It's no coincidence that the most web savvy people I know spend a lot of time on the New York Times website. While most newspapers fought the web, they dove in head first and become a source of inspiration for many of us in the web field. For our agency partners who have a strong background in print design, there is a lot to learn from their approach.
They make browsing fun (and place it where it makes sense).
You may have noticed a new feature pop up in the lower right corner of nytimes.com web pages recently. As you scroll to the end of an article, a small box pops out from the right, suggesting another story that might interest you. The pop out affect of this feature is eye catching and fun, but what's really smart about this addition is its context within the page. Users may be forced to tune out related articles in the upper right of web pages (where these browse items are often placed) because they're concentrating on reading the article itself. By the time they've scrolled near the bottom of the page, they have the mental space to consider what to read next. It also mimics one's innate sense of reaching for the lower right corner of a page when reading a book.
New browse related feature that pops out from lower right as you scroll near bottom of article.
They don't skimp on editorial imagery
Most people would consider creating editorial imagery a design/content strategy concern, but I believe it's a usability matter too. A thoughtfully chosen editorial image that explains the point of a feature, article, or product can have more impact than any interface choice you make. Planning out site architecture to include consistent, well place editorial imagery is one of the best usability or design investments you can make.
Sure, the NYT is in a better position than any of us to create great imagery, as they have a staff of photographers and illustrators at their disposal. But as you can see from the examples below, many of their images don't require a professional photorapher or especially skilled designer. Some of their best images are collages, much like those that my coworker Chris Butler produces for blog and newsletter posts on this site. Creating these images can be a creative catalyst to your writing (read Chris's description of 'visual thinkers' in last month's blog post on ways to improve your blog).
Great examples of editorial imagery from nytimes.com
They're not afraid to make you their guinea pig
New features come and go on the nytimes site, which might seem wasteful to some, but I think it's a sign of a web team that understands how you build a great user experience. It's clear they try something, aren't afraid of sending it live, then evaluate the data and decide whether it makes the cut. With the range of A/B site testing tools, and flexibility of most development platforms, there's no reason why we shouldn't take more chances with our sites. You can do all the planning in the world, but the only confirmation of what truly works on the web can be found through sending a feature live and evaluating the data. It seems like the NYTimes.com really gets that, and lets its users behavior determine what stays and goes.
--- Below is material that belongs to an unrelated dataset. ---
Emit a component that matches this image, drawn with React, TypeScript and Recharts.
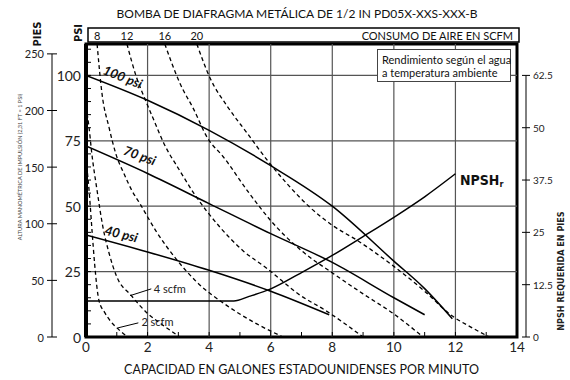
import { ComposedChart, Line, XAxis, YAxis, ReferenceLine, ReferenceArea, ReferenceDot } from 'recharts';

// curvas de presión de aire (gpm -> psi)
const PSI100_GPM = [0, 2, 4, 6, 8, 10, 11, 11.9];
const PSI100_HEAD = [100, 90.5, 79, 65.5, 50, 29, 18.5, 7];
const PSI70_GPM = [0, 2, 4, 6, 8, 10, 11];
const PSI70_HEAD = [73, 62.5, 51, 39.5, 28.5, 15, 8.5];
const PSI40_GPM = [0, 2, 4, 6, 7.9];
const PSI40_HEAD = [39, 32.5, 25.5, 17.5, 8.5];

// NPSH requerida (gpm -> pies)
const NPSH_GPM = [0, 4.8, 5.3, 6, 7, 8, 9, 10, 11, 12];
const NPSH_FT = [8.6, 8.6, 9.7, 11.5, 15.4, 19.5, 24, 28.6, 33.5, 39];

// consumo de aire (scfm)
const SCFM2_GPM = [0, 0.1, 0.2, 0.28, 0.42, 0.6, 0.8, 1.05, 1.35];
const SCFM2_HEAD = [68, 56, 40, 28, 14, 9.5, 6, 3, 0];
const SCFM4_GPM = [0, 0.1, 0.18, 0.36, 0.55, 0.75, 1.0, 1.46, 2.0, 2.5, 3.05];
const SCFM4_HEAD = [88, 80, 71, 56, 42, 32, 23, 16, 9, 4.5, 0];
const SCFM8_GPM = [0.36, 0.52, 0.75, 0.97, 1.25, 1.49, 1.75, 2.3, 2.95, 3.6, 4.58, 5.55, 6.4];
const SCFM8_HEAD = [112, 93, 80, 70, 62, 56, 51, 40, 29.5, 21, 12, 5, 0];
const SCFM12_GPM = [1.33, 1.62, 1.95, 2.2, 2.53, 3.05, 3.5, 4.35, 5.1, 5.9, 6.95, 7.8, 9.0];
const SCFM12_HEAD = [112, 100, 90, 83, 74, 63.5, 55, 42, 33, 26, 16, 10, 0];
const SCFM16_GPM = [2.56, 3.05, 3.5, 3.95, 4.45, 5.3, 6, 7, 8, 9, 10, 10.95];
const SCFM16_HEAD = [112, 97, 87, 76, 69, 55, 44.5, 33, 24.5, 16.5, 8.8, 0];
const SCFM20_GPM = [3.6, 4.03, 4.6, 5.23, 5.88, 6.5, 7.27, 8.0, 8.8, 10, 11, 11.9, 12.5, 13.1];
const SCFM20_HEAD = [112, 99, 88, 78, 67.7, 59, 49.6, 42.7, 37, 27, 17.5, 8, 3.8, 0];

const SCFM_TOP_LABELS = ['8', '12', '16', '20'];
const SCFM_TOP_GPM = [SCFM8_GPM[0], SCFM12_GPM[0], SCFM16_GPM[0], SCFM20_GPM[0]];

// ejes
const GPM_TICKS = [0, 1, 2, 3, 4, 5, 6, 7, 8, 9, 10, 11, 12, 13, 14];
const PSI_TICKS = [0, 5, 10, 15, 20, 25, 30, 35, 40, 45, 50, 55, 60, 65, 70, 75, 80, 85, 90, 95, 100, 105, 110];
const PIES_TICKS = [0, 50, 100, 150, 200, 250];
const NPSH_TICKS = [0, 12.5, 25, 37.5, 50, 62.5];
const GRID_GPM = [2, 4, 6, 8, 10, 12];
const GRID_PSI = [25, 50, 75, 100];

const GPM_MAX = 14;
const PSI_MAX = 112;
const PIES_MAX = PSI_MAX * 2.31; // 2,31 ft = 1 psi
const NPSH_MAX = PSI_MAX * 0.625;

// etiquetas sobre las curvas
const CURVE_LABELS = [
  { text: '100 psi', gpm: 1.2, psi: 99.5, angle: 22 },
  { text: '70 psi', gpm: 1.75, psi: 69.5, angle: 20 },
  { text: '40 psi', gpm: 1.15, psi: 39.5, angle: 14 },
];
const SCFM_NOTES = [
  { text: '4 scfm', gpm: 2.2, psi: 18.6, from: [1.43, 15.8], to: [2.12, 18.4] },
  { text: '2 scfm', gpm: 1.8, psi: 6.0, from: [1.04, 3.5], to: [1.7, 5.4] },
];

const pts = (xs: number[], ys: number[]) => xs.map((x, i) => ({ x, y: ys[i] }));

const FONT = 'Lato, "Open Sans", sans-serif';
const NARROW = '"Liberation Sans Narrow", "DejaVu Sans Condensed", Lato, sans-serif';

const W = 570;
const H = 380;
const MARGIN = { top: 28, right: 0, bottom: 0, left: 12 };
const PIES_W = 40;
const PSI_W = 34;
const NPSH_W = 53;
const TOP_H = 16;
const BOTTOM_H = 43;
const PLOT_L = MARGIN.left + PIES_W + PSI_W;
const PLOT_R = W - MARGIN.right - NPSH_W;
const PLOT_T = MARGIN.top + TOP_H;
const PLOT_B = H - MARGIN.bottom - BOTTOM_H;
const PLOT_H = PLOT_B - PLOT_T;

const PIES_X = MARGIN.left + PIES_W;
const NPSH_X = PLOT_R + 9;

const PsiTick = (p: any) => {
  const v = p.payload.value;
  return (
    <g>
      <line x1={PLOT_L} x2={PLOT_L + 5} y1={p.y} y2={p.y} stroke="#000" strokeWidth={1} />
      {v % 25 === 0 && (
        <text x={PLOT_L - 5} y={p.y} textAnchor="end" dominantBaseline="central" fontSize={14} fill="#222" fontFamily={FONT}>
          {v}
        </text>
      )}
    </g>
  );
};

const PiesTick = (p: any) => {
  const v = p.payload.value;
  const step = (PLOT_H * 50) / PIES_MAX;
  return (
    <g>
      {v > 0 && <line x1={PIES_X} x2={PIES_X} y1={p.y} y2={p.y + step} stroke="#000" strokeWidth={1} />}
      <line x1={PIES_X - 5} x2={PIES_X + 5} y1={p.y} y2={p.y} stroke="#000" strokeWidth={1} />
      <text x={PIES_X - 8} y={p.y} textAnchor="end" dominantBaseline="central" fontSize={11} fill="#222" fontFamily={FONT}>
        {v}
      </text>
    </g>
  );
};

const NpshTick = (p: any) => {
  const v = p.payload.value;
  const step = (PLOT_H * 12.5) / NPSH_MAX;
  return (
    <g>
      {v > 0 && <line x1={NPSH_X} x2={NPSH_X} y1={p.y} y2={p.y + step} stroke="#000" strokeWidth={1} />}
      <line x1={NPSH_X - 4} x2={NPSH_X + 4} y1={p.y} y2={p.y} stroke="#000" strokeWidth={1} />
      <text x={NPSH_X + 7} y={p.y} dominantBaseline="central" fontSize={10} fill="#222" fontFamily={FONT}>
        {v}
      </text>
    </g>
  );
};

const GpmTick = (p: any) => {
  const v = p.payload.value;
  return (
    <g>
      <line x1={p.x} x2={p.x} y1={PLOT_B} y2={PLOT_B - 5} stroke="#000" strokeWidth={1} />
      {v % 2 === 0 && (
        <text x={p.x} y={PLOT_B + 10} textAnchor="middle" dominantBaseline="central" fontSize={13.5} fill="#222" fontFamily={FONT}>
          {v}
        </text>
      )}
    </g>
  );
};

const TopTick = (p: any) => (
  <text x={p.x} y={PLOT_T - 9} textAnchor="middle" dominantBaseline="central" fontSize={11} fill="#111" fontFamily={FONT}>
    {SCFM_TOP_LABELS[SCFM_TOP_GPM.indexOf(p.payload.value)]}
  </text>
);

const TopBox = () => (
  <g>
    <rect x={PLOT_L + 2} y={PLOT_T - 16} width={PLOT_R - PLOT_L} height={14} fill="none" stroke="#000" strokeWidth={1.5} />
    <text x={PLOT_R - 4} y={PLOT_T - 9} textAnchor="end" dominantBaseline="central" fontSize={11} fill="#111" fontFamily={FONT}>
      CONSUMO DE AIRE EN SCFM
    </text>
  </g>
);

const PiesLabel = () => (
  <g fontFamily={NARROW}>
    <text transform={`translate(${PIES_X - 15}, 34) rotate(-90)`} textAnchor="middle" dominantBaseline="central" fontSize={11} fontWeight="bold" fill="#111">
      PIES
    </text>
    <text transform={`translate(19, 167) rotate(-90)`} textAnchor="middle" dominantBaseline="central" fontSize={5.6} fill="#444" fontFamily={FONT}>
      ALTURA MANOMÉTRICA DE IMPULSIÓN (2,31 FT = 1 PSI)
    </text>
  </g>
);

const PsiLabel = () => (
  <text transform={`translate(${PLOT_L - 8}, 33) rotate(-90)`} textAnchor="middle" dominantBaseline="central" fontSize={11} fontWeight="bold" fill="#111" fontFamily={NARROW}>
    PSI
  </text>
);

const NpshLabel = () => (
  <text transform={`translate(561, 271) rotate(-90)`} textAnchor="middle" dominantBaseline="central" fontSize={9} fontWeight="bold" fill="#222" fontFamily={NARROW}>
    NPSH REQUERIDA EN PIES
  </text>
);

const solid = { stroke: '#000', strokeWidth: 1.5, dot: false, isAnimationActive: false, type: 'monotone' as const, dataKey: 'y', yAxisId: 'psi' };
const dashed = { ...solid, strokeWidth: 1.3, strokeDasharray: '4 3' };

export default function App() {
  return (
    <div style={{ position: 'absolute', left: 0, top: 0, width: W, height: H, background: '#fff', fontFamily: FONT }}>
      <div style={{ position: 'absolute', left: 0, width: 594, top: 5, textAlign: 'center', fontSize: 12, color: '#111', lineHeight: '18px' }}>
        BOMBA DE DIAFRAGMA METÁLICA DE 1/2 IN PD05X-XXS-XXX-B
      </div>
      <div style={{ position: 'absolute', left: 377, top: 49, width: 134, height: 33, border: '1px solid #444', background: '#fff', fontSize: 11, lineHeight: '13px', color: '#111', padding: '3px 0 0 4px', boxSizing: 'border-box', whiteSpace: 'nowrap', zIndex: 2 }}>
        Rendimiento según el agua
        <br />a temperatura ambiente
      </div>
      <div style={{ position: 'absolute', left: 0, top: 0 }}>
        <ComposedChart width={W} height={H} margin={MARGIN}>
          <XAxis xAxisId={0} type="number" dataKey="x" domain={[0, GPM_MAX]} ticks={GPM_TICKS} interval={0} height={BOTTOM_H}
            axisLine={false} tickLine={false} tick={GpmTick} allowDataOverflow
            label={{ value: 'CAPACIDAD EN GALONES ESTADOUNIDENSES POR MINUTO', position: 'insideBottom', offset: 6, fontSize: 12.5, fill: '#111', fontFamily: FONT }} />
          <XAxis xAxisId="top" orientation="top" type="number" dataKey="x" domain={[0, GPM_MAX]} ticks={SCFM_TOP_GPM} interval={0} height={TOP_H}
            axisLine={false} tickLine={false} tick={TopTick} label={TopBox} allowDataOverflow />
          <YAxis yAxisId="psi" type="number" domain={[0, PSI_MAX]} ticks={PSI_TICKS} interval={0} width={PSI_W}
            axisLine={false} tickLine={false} tick={PsiTick} label={PsiLabel} allowDataOverflow />
          <YAxis yAxisId="pies" type="number" domain={[0, PIES_MAX]} ticks={PIES_TICKS} interval={0} width={PIES_W}
            axisLine={false} tickLine={false} tick={PiesTick} label={PiesLabel} allowDataOverflow />
          <YAxis yAxisId="npsh" orientation="right" type="number" domain={[0, NPSH_MAX]} ticks={NPSH_TICKS} interval={0} width={NPSH_W}
            axisLine={false} tickLine={false} tick={NpshTick} label={NpshLabel} allowDataOverflow />

          <ReferenceLine y={0} yAxisId="pies" stroke="none" ifOverflow="extendDomain" />
          <ReferenceLine x={0} xAxisId="top" yAxisId="psi" stroke="none" ifOverflow="extendDomain" />

          {GRID_GPM.map((g) => (
            <ReferenceLine key={'gx' + g} x={g} yAxisId="psi" stroke="#555" strokeWidth={1.2} />
          ))}
          {GRID_PSI.map((g) => (
            <ReferenceLine key={'gy' + g} y={g} yAxisId="psi" stroke="#555" strokeWidth={1.2} />
          ))}

          <Line {...dashed} data={pts(SCFM2_GPM, SCFM2_HEAD)} />
          <Line {...dashed} data={pts(SCFM4_GPM, SCFM4_HEAD)} />
          <Line {...dashed} data={pts(SCFM8_GPM, SCFM8_HEAD)} />
          <Line {...dashed} data={pts(SCFM12_GPM, SCFM12_HEAD)} />
          <Line {...dashed} data={pts(SCFM16_GPM, SCFM16_HEAD)} />
          <Line {...dashed} data={pts(SCFM20_GPM, SCFM20_HEAD)} />

          <Line {...solid} data={pts(PSI100_GPM, PSI100_HEAD)} />
          <Line {...solid} data={pts(PSI70_GPM, PSI70_HEAD)} />
          <Line {...solid} data={pts(PSI40_GPM, PSI40_HEAD)} />
          <Line {...solid} yAxisId="npsh" data={pts(NPSH_GPM, NPSH_FT)} />

          {SCFM_NOTES.map((n) => (
            <ReferenceLine key={'ln' + n.text} yAxisId="psi" stroke="#000" strokeWidth={1}
              segment={[{ x: n.from[0], y: n.from[1] }, { x: n.to[0], y: n.to[1] }]} />
          ))}
          {SCFM_NOTES.map((n) => (
            <ReferenceDot key={'nt' + n.text} x={n.gpm} y={n.psi} yAxisId="psi" r={0}
              shape={(p: any) => (
                <text x={p.cx} y={p.cy} dominantBaseline="central" fontSize={11} fill="#222" fontFamily={FONT}>{n.text}</text>
              )} />
          ))}
          {CURVE_LABELS.map((c) => (
            <ReferenceDot key={'cl' + c.text} x={c.gpm} y={c.psi} yAxisId="psi" r={0}
              shape={(p: any) => (
                <text transform={`translate(${p.cx}, ${p.cy}) rotate(${c.angle})`} textAnchor="middle" dominantBaseline="central"
                  fontSize={13} fontWeight="bold" fontStyle="italic" fill="#111" fontFamily={FONT}>{c.text}</text>
              )} />
          ))}
          <ReferenceDot x={12.15} y={NPSH_FT[NPSH_FT.length - 1] - 1.5} yAxisId="npsh" r={0}
            shape={(p: any) => (
              <text x={p.cx} y={p.cy} dominantBaseline="central" fontSize={14} fontWeight="bold" fill="#111" fontFamily={NARROW}>
                NPSH<tspan fontSize={9} dy={4}>r</tspan>
              </text>
            )} />

          <ReferenceArea x1={0} x2={GPM_MAX} y1={0} y2={PSI_MAX} yAxisId="psi" fill="none" stroke="#000" strokeWidth={3} ifOverflow="visible" />
          <ReferenceLine x={0} yAxisId="psi" stroke="#000" strokeWidth={4} />
        </ComposedChart>
      </div>
    </div>
  );
}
NYTimes Innovation Portfolio (an innovation in and of itself) publicly showcases interactive features and their success rate.
Incremental Improvements, not Massive Redesigns
The most impressive thing about the NYTimes site to me is that I can't recall the last time they unveiled an entirely new site. They seem to have an incremental approach to improving their site instead of launching major redesigns that attempt to solve everything at once. I love this approach for so many reasons: it improves rather than reinvents their existing system, it doesn't turn the user's experience upside down for the sake of a 'wow' redesign unveiling moment, and it allows you to isolate variable changes in your analytics data. The web design and development fields love the thrill of grand unveiling of a redesign (myself included), but it does impair our ability to pinpoint what site changes actually improve user experience. Just like any science experiment, isolating variables, user groups, and comparing results is the only way to truly know if your gut sense about what works best on your site is true.
A recent NYTimes experimental feature called 'The Skimmer' which gives you an alternate 1 page view of a daily issue.